-- Exercise materials --
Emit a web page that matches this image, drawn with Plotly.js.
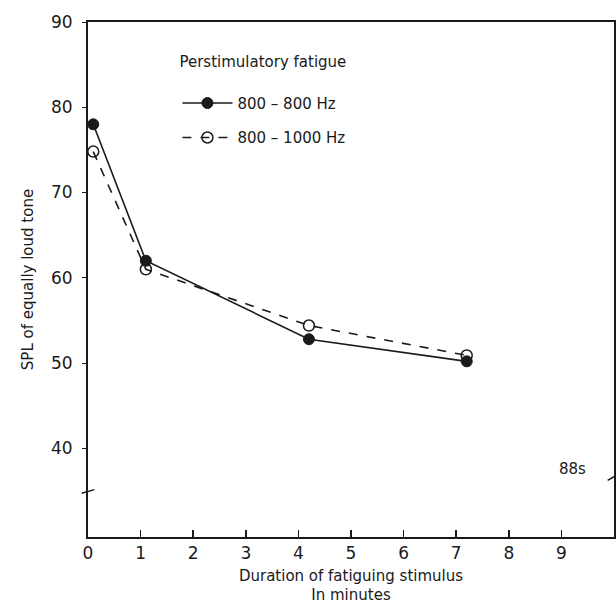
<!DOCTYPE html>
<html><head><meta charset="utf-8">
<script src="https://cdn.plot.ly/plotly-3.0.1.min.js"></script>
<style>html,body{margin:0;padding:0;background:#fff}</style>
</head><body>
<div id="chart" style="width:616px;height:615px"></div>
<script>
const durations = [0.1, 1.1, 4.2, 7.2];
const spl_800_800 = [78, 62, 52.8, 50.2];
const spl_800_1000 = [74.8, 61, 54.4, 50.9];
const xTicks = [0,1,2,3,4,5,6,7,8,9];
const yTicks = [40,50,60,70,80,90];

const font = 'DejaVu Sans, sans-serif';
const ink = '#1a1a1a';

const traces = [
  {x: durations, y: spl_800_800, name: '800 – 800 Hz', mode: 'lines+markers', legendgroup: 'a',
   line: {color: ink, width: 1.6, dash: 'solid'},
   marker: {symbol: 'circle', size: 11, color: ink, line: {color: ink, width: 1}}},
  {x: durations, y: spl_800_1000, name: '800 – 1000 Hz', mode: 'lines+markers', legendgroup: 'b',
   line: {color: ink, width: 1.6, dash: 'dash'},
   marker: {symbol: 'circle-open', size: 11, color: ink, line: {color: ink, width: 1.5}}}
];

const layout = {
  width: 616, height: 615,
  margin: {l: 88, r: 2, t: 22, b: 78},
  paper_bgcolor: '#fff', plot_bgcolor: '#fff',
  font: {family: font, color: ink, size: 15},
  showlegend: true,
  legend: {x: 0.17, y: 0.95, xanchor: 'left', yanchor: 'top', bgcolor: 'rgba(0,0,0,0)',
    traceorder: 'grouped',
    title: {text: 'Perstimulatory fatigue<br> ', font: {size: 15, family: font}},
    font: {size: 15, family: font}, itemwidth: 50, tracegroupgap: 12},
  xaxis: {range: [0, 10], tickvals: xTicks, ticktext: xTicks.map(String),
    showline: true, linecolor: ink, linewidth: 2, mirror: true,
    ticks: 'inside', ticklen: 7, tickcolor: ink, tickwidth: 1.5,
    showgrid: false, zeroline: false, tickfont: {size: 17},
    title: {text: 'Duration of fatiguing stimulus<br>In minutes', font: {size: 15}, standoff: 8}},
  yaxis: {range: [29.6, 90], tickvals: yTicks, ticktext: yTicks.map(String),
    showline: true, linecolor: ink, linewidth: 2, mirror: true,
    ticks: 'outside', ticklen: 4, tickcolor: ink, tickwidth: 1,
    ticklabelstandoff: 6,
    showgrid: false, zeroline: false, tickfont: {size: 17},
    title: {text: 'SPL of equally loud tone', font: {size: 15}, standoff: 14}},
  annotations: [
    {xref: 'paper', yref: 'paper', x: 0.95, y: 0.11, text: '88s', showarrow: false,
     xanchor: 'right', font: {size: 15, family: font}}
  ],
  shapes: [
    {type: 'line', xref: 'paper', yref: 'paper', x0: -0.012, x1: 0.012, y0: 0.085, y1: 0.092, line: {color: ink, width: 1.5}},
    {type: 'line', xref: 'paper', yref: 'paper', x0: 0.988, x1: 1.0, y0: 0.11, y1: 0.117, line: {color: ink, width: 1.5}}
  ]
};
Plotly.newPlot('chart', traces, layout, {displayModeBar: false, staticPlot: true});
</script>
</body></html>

---

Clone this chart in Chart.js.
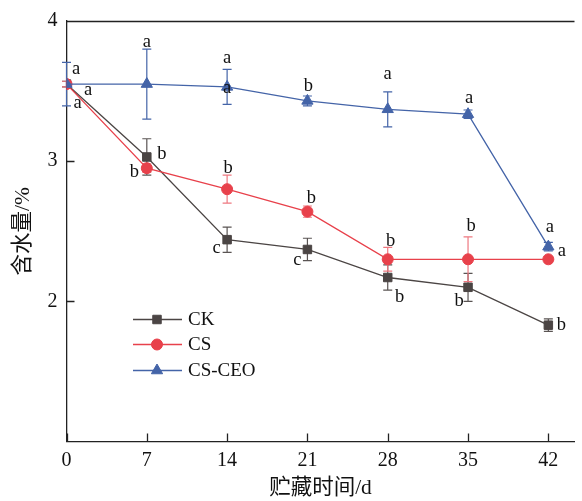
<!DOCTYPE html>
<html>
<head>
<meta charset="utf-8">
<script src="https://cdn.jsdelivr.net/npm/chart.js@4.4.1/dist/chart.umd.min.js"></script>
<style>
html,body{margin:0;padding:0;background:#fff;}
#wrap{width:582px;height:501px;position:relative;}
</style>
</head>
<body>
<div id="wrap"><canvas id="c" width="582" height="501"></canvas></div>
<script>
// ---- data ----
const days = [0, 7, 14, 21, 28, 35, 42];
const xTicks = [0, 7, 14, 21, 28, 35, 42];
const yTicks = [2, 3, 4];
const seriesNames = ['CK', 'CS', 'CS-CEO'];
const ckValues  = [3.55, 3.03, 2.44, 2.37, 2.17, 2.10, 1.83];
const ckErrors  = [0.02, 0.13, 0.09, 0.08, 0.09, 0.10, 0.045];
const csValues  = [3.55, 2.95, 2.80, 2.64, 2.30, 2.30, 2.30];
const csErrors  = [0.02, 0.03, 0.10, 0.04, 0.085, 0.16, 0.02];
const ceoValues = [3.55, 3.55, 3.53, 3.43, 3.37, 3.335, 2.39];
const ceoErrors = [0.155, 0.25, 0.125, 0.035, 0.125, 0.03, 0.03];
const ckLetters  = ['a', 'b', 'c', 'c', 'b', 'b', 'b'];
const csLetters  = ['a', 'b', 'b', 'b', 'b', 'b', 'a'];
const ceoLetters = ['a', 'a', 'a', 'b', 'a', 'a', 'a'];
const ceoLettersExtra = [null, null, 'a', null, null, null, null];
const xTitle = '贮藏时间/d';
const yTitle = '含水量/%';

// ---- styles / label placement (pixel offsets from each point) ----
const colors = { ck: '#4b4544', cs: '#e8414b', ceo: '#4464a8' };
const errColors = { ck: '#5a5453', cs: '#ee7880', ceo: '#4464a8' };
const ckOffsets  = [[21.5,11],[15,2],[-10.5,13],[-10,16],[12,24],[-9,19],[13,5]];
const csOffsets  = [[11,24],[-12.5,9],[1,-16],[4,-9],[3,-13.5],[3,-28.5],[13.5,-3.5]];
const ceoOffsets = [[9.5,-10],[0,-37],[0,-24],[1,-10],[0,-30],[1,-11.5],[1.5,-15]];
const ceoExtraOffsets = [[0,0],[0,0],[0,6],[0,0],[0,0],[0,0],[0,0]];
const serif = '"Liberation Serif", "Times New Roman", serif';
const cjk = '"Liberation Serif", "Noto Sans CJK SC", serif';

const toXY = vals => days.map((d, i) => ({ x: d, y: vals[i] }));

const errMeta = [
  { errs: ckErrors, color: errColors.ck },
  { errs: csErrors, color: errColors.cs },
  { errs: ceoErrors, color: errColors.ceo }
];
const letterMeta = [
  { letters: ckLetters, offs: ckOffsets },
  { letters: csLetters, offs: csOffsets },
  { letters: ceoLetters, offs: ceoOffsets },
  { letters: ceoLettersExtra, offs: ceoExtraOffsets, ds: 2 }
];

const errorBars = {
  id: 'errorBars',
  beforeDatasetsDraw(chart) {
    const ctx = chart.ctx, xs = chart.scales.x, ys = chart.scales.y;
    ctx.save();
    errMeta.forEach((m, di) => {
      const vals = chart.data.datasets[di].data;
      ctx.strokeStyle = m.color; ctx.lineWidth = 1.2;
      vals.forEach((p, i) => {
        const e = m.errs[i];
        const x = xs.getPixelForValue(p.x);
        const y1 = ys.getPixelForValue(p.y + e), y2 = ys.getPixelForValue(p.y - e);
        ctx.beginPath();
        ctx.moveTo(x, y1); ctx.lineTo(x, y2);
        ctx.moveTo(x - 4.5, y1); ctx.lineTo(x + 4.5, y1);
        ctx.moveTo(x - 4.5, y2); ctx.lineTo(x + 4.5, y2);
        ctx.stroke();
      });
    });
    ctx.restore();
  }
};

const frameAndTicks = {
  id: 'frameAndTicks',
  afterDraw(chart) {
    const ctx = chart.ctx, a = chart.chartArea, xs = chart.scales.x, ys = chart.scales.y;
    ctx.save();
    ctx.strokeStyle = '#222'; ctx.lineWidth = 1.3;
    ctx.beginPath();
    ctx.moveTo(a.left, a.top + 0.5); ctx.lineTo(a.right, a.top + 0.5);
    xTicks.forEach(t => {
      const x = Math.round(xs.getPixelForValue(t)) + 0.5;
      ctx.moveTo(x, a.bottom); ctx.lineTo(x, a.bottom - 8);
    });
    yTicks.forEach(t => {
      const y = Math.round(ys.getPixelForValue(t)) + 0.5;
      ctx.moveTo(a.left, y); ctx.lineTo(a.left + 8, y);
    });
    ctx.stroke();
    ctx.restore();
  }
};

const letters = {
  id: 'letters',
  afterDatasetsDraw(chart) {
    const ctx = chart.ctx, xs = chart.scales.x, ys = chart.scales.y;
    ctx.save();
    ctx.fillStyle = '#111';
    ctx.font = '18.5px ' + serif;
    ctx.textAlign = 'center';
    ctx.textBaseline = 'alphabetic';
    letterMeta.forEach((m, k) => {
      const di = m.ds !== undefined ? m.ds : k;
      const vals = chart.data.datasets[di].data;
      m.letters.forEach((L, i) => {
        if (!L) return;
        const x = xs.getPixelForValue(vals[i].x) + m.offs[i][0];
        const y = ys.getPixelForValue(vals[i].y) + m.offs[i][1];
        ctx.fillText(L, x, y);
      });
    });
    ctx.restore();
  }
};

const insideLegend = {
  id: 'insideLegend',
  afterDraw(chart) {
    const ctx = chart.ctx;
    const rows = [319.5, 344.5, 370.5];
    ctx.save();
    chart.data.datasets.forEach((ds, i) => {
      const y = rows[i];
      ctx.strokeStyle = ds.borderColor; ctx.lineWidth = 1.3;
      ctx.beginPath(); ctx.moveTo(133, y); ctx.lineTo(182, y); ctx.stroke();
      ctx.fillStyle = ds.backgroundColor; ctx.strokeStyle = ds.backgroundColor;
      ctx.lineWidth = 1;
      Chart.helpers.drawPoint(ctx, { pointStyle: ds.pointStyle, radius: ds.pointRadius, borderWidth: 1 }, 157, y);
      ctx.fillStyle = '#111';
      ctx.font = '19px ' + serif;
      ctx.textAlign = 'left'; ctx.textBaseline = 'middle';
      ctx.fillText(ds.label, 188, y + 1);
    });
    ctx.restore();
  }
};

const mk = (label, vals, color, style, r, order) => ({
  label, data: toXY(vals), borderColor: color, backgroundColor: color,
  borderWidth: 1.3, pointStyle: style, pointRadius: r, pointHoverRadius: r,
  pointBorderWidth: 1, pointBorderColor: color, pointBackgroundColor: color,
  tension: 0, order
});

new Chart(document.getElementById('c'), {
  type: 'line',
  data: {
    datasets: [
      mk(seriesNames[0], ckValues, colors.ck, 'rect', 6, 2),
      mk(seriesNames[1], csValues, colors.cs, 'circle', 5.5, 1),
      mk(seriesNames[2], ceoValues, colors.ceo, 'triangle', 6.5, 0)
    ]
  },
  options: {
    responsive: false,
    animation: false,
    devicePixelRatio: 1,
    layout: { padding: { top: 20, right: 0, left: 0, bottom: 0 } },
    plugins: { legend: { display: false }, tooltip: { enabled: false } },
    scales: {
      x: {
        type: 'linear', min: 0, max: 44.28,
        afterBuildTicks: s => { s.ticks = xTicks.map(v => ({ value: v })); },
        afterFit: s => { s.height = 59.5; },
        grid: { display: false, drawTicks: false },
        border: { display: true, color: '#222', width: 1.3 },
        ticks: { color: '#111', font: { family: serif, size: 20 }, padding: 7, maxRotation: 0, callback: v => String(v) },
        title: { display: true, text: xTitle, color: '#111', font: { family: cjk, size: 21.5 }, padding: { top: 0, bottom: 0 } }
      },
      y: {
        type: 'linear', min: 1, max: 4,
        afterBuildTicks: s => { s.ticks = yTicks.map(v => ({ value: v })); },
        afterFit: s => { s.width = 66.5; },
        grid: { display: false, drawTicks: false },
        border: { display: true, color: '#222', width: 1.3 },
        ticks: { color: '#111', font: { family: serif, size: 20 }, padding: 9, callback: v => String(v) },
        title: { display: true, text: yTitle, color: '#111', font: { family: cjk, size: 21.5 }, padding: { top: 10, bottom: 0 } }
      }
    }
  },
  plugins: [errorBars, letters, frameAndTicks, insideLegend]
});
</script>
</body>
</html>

-- What needs to be done --
Repeat exactly, and only, the lines between the line holding "Clone this chart in Chart.js." and the line holding "const toXY = vals", inclusive, leaving pictures out.

-- The solution --
Clone this chart in Chart.js.
<!DOCTYPE html>
<html>
<head>
<meta charset="utf-8">
<script src="https://cdn.jsdelivr.net/npm/chart.js@4.4.1/dist/chart.umd.min.js"></script>
<style>
html,body{margin:0;padding:0;background:#fff;}
#wrap{width:582px;height:501px;position:relative;}
</style>
</head>
<body>
<div id="wrap"><canvas id="c" width="582" height="501"></canvas></div>
<script>
// ---- data ----
const days = [0, 7, 14, 21, 28, 35, 42];
const xTicks = [0, 7, 14, 21, 28, 35, 42];
const yTicks = [2, 3, 4];
const seriesNames = ['CK', 'CS', 'CS-CEO'];
const ckValues  = [3.55, 3.03, 2.44, 2.37, 2.17, 2.10, 1.83];
const ckErrors  = [0.02, 0.13, 0.09, 0.08, 0.09, 0.10, 0.045];
const csValues  = [3.55, 2.95, 2.80, 2.64, 2.30, 2.30, 2.30];
const csErrors  = [0.02, 0.03, 0.10, 0.04, 0.085, 0.16, 0.02];
const ceoValues = [3.55, 3.55, 3.53, 3.43, 3.37, 3.335, 2.39];
const ceoErrors = [0.155, 0.25, 0.125, 0.035, 0.125, 0.03, 0.03];
const ckLetters  = ['a', 'b', 'c', 'c', 'b', 'b', 'b'];
const csLetters  = ['a', 'b', 'b', 'b', 'b', 'b', 'a'];
const ceoLetters = ['a', 'a', 'a', 'b', 'a', 'a', 'a'];
const ceoLettersExtra = [null, null, 'a', null, null, null, null];
const xTitle = '贮藏时间/d';
const yTitle = '含水量/%';

// ---- styles / label placement (pixel offsets from each point) ----
const colors = { ck: '#4b4544', cs: '#e8414b', ceo: '#4464a8' };
const errColors = { ck: '#5a5453', cs: '#ee7880', ceo: '#4464a8' };
const ckOffsets  = [[21.5,11],[15,2],[-10.5,13],[-10,16],[12,24],[-9,19],[13,5]];
const csOffsets  = [[11,24],[-12.5,9],[1,-16],[4,-9],[3,-13.5],[3,-28.5],[13.5,-3.5]];
const ceoOffsets = [[9.5,-10],[0,-37],[0,-24],[1,-10],[0,-30],[1,-11.5],[1.5,-15]];
const ceoExtraOffsets = [[0,0],[0,0],[0,6],[0,0],[0,0],[0,0],[0,0]];
const serif = '"Liberation Serif", "Times New Roman", serif';
const cjk = '"Liberation Serif", "Noto Sans CJK SC", serif';

const toXY = vals => days.map((d, i) => ({ x: d, y: vals[i] }));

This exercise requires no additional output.